Company Spotlight: Turning Fraud Detection into a Product

One mid-sized Financial Services provider in the payments space demonstrates how firms can move from optimization into full monetization. Originally, the company built its data backbone by stabilizing transaction streams from merchants and partners, consolidating billions of payment records across regions and currencies into a unified warehouse.

With this stabilized infrastructure, the firm optimized by deploying BI dashboards and predictive models to monitor high-risk geographies, merchant categories, and transaction anomalies in near real time. These insights helped internal teams reduce fraud exposure and sharpen operational decision-making.

The breakthrough came when the firm began selling its intelligence externally. Leveraging AI-driven fraud detection models, it now offers merchants a premium service tier that reduces chargebacks and false positives. For merchants, the value is clear: fewer declined legitimate transactions, better customer experience, and lower fraud losses. For the provider, it transforms an internal control function into a revenue-generating product.

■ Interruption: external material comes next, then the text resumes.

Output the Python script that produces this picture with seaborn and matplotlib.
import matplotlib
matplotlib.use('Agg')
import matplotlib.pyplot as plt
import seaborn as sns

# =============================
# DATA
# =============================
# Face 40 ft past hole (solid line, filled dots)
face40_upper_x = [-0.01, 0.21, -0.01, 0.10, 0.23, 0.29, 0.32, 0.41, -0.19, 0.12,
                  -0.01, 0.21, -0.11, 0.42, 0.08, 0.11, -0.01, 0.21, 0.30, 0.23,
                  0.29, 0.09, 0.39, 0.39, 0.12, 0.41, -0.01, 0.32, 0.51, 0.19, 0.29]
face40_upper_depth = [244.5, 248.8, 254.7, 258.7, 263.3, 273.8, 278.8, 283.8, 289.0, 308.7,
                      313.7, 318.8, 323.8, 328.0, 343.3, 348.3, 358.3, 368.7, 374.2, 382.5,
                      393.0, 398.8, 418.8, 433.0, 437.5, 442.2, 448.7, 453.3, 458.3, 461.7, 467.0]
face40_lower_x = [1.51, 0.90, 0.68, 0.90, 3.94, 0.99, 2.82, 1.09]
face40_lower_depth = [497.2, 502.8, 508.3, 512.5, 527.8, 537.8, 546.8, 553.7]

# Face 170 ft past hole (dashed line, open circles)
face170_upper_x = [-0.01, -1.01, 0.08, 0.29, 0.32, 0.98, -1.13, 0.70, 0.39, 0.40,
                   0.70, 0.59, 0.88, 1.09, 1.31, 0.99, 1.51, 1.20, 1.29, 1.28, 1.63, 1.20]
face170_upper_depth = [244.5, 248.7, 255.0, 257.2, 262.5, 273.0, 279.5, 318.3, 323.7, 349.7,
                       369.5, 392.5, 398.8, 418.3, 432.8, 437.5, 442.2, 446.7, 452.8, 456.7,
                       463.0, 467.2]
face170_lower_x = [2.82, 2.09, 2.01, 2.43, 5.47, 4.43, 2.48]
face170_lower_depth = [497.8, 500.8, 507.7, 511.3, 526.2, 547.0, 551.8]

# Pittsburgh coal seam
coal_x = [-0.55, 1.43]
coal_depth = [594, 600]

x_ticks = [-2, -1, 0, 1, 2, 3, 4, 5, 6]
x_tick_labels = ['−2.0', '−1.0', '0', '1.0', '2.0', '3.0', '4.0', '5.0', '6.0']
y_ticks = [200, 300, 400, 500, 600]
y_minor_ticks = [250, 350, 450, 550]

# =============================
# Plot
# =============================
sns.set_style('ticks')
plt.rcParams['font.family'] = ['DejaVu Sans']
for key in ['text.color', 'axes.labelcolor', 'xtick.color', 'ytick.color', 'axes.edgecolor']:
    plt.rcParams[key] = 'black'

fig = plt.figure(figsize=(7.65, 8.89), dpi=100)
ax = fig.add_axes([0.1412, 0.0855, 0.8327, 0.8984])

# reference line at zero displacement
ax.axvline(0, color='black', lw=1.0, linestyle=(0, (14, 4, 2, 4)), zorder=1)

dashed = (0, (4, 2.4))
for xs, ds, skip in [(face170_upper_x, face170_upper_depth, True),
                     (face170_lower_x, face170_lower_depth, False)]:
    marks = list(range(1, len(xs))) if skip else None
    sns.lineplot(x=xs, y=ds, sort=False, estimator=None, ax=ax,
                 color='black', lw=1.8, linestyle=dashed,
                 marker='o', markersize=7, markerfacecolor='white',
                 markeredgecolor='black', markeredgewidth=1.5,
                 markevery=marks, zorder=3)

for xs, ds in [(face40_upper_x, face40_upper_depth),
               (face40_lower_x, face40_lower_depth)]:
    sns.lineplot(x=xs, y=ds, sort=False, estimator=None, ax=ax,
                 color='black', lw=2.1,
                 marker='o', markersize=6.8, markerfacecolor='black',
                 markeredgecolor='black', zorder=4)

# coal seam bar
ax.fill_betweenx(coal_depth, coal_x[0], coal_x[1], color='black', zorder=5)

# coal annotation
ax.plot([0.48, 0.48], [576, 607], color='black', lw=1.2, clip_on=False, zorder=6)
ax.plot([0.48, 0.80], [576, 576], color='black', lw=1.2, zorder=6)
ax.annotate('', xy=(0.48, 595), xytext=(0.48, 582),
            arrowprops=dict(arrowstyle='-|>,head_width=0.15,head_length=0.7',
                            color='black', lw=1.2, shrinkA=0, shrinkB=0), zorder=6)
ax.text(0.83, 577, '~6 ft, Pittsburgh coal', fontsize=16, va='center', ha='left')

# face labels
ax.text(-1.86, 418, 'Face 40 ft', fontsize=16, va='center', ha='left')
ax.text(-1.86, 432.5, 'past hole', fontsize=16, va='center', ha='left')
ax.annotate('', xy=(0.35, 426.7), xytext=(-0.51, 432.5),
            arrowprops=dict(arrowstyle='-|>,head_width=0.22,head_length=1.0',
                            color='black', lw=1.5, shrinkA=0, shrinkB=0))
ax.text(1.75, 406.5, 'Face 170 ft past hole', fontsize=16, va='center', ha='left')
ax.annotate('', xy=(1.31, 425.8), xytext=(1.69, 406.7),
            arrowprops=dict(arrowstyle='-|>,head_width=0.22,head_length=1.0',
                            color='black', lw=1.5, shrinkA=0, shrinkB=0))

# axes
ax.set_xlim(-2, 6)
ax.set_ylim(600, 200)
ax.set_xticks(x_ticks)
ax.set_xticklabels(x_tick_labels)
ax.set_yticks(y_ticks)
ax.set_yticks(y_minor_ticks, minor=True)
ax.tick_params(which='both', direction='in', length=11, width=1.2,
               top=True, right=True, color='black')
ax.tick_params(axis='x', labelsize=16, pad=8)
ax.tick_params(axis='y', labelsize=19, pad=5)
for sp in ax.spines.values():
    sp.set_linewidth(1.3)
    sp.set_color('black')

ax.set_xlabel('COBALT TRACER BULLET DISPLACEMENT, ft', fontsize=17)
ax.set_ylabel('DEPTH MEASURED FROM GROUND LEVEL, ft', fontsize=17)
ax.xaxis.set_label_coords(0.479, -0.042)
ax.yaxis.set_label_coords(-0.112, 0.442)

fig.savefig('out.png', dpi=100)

By embedding AI into its service offering, the company redefined its competitive position – no longer just processing payments, but actively protecting and enhancing merchant revenue. This example illustrates how Financial Services firms can turn compliance and risk management from cost centers into growth engines through monetization of IT and AI.

 

Strategic Implications for Financial Services CXOs

For Financial Services leaders, the opportunity is no longer to stabilize or optimize Data, BI, and AI – those are table stakes in this industry. Without that level of competence, it will be hard to stay a going concern. The challenge is to continue embedding monetization into products and services. Firms that tie AI to ROI in fraud prevention, customer personalization, and predictive financial modeling will continue to outpace peers. Those that hesitate risk losing clients to competitors who are already compounding the benefits of monetized technology.